I am trying to follow the proof from Munkres that for any set $A$, there is no injection from $\mathcal{P}(A)$ to $A$. Munkres's approach is to note that for any nonempty set $B$, the result is equivalent to the statement that there is no surjection from $B$ to $\mathcal{P}(B)$. I am very comfortable with the proof of Cantor's theorem, so I'm trying to prove only two things: (a) this result still holds when $A = \emptyset$ and (b) that for $A \neq \emptyset$, the result is implied by the lack of a surjection from $A$ to $\mathcal{P}(A)$.

Here are my attempts.

I am a bit puzzled by (a). If $A = \emptyset$, then $\mathcal{P}(A) = \{\emptyset\}$. There is no function from $\mathcal{P}(A)$ to $A$ in that case and therefore no injection. Is it as simple as that? Munkres doesn't treat this case.
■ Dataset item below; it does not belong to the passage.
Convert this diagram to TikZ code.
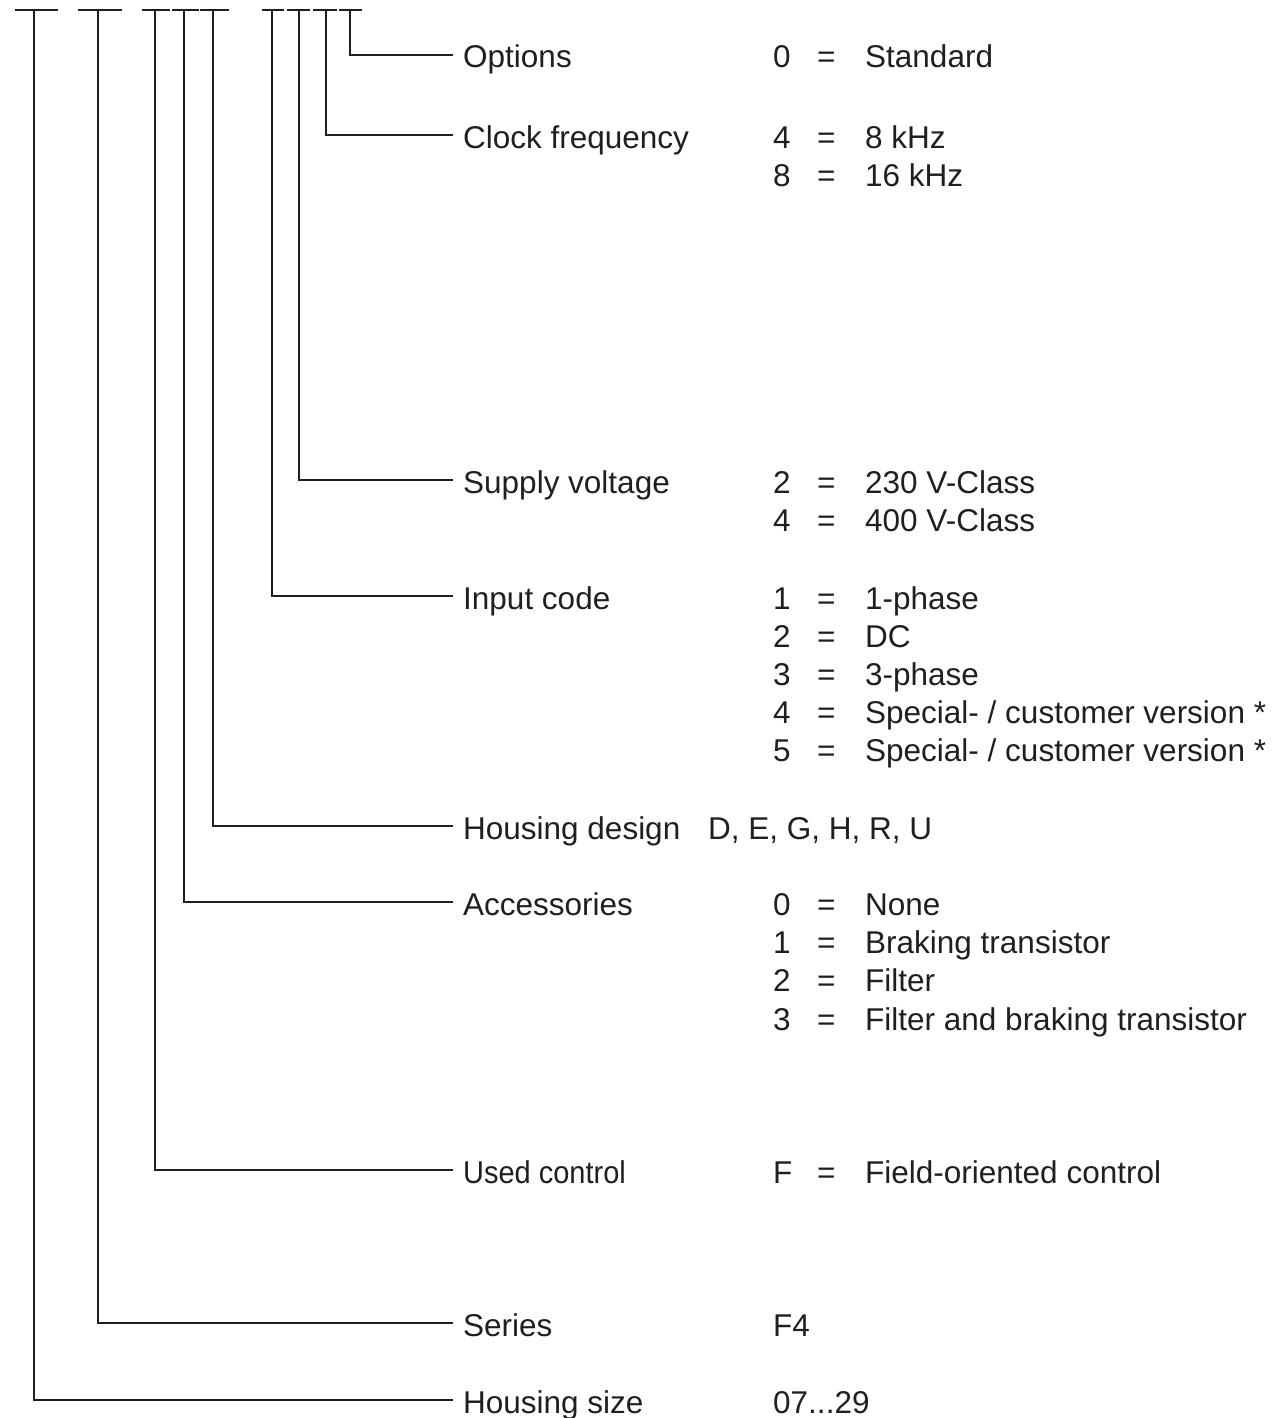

I'm assuming because it is considered "trivial" and an edge case.

As for (b): I'll try to prove the exact statement Munkres quoted. The statement is:

Suppose $B \neq \emptyset$ and there exists no surjection from $B$ to $C$. Then there exists no injection from $C$ to $B$.

I think the standard proof is by contraposition, or at least that's my intuition. So let's suppose there exists an injection $f: C \to B$. It follows that $f$ admits a left inverse $g: B \to C$ so that $g \circ f = \mathrm{id}_C$. But then $g$ admits a right inverse, $f$, so $g$ is surjective. By contraposition, if there is no such surjection $g$, then there is no injection $f$.

I'm taking for granted the fact that a function admits a left inverse if and only if it is injective and a right inverse if and only if it is surjective.

How do these proofs look?

Answer 1

Your proofs are correct. And in fact (a) is as simple as that.

You mention the two "facts"

1. A function $f : X \to Y$ admits a left inverse $g : Y \to X$ if and only if it is injective.

2. A function $f : X \to Y$ admits a right inverse $g : Y \to X$ if and only if it is surjective.

This is more subtle than it seems at first glance. The only-if-parts are very easy to prove.

However, the if-part of 1. fails in case $X = \emptyset$ and $Y \ne \emptyset$. In this case there is only one function $\emptyset \to Y$ which is trivially injective, but there does not exist any function $Y \to \emptyset$. Thus $\emptyset \to Y$ does not have a left inverse. Therefore you must add the prerequisite "Let $X \ne \emptyset$ or $Y = \emptyset$" to 1. If $Y = \emptyset$, we must have also $X = \emptyset$ and the if-part is trivial. If $X \ne \emptyset$, choose any $\xi \in X$ and define $$g : Y \to X, g(y) = \begin{cases} \text{unique } x \in X \text{ such that } f(x) = y & y \in f(X) \\ \xi & y \notin f(X) \end{cases}$$

In 2. the if-part requires the axiom of choice. Given a surjection $f : X \to Y$, a right inverse $g$ makes a selection of an element $g(y) \in f^{-1}(y)$ for each $y \in Y$. If only finitely many $f^{-1}(y)$ have more than one element, this is no problem (this happens in particular if $f$ is a bijection or if $Y$ is finite). But if infinitely many $f^{-1}(y)$ have more than one element, we cannot naively choose a single element of $f^{-1}(y)$ for all $y \in Y$. We need a choice principle known as the axiom of choice.

By the way, the statement

Suppose $B \neq \emptyset$ and there exists no surjection from $B$ to $C$. Then there exists no injection from $C$ to $B$.

is wrong (take $C= \emptyset$). We must require "$C \ne \emptyset$ or $B = \emptyset$" instead of "$B \neq \emptyset$".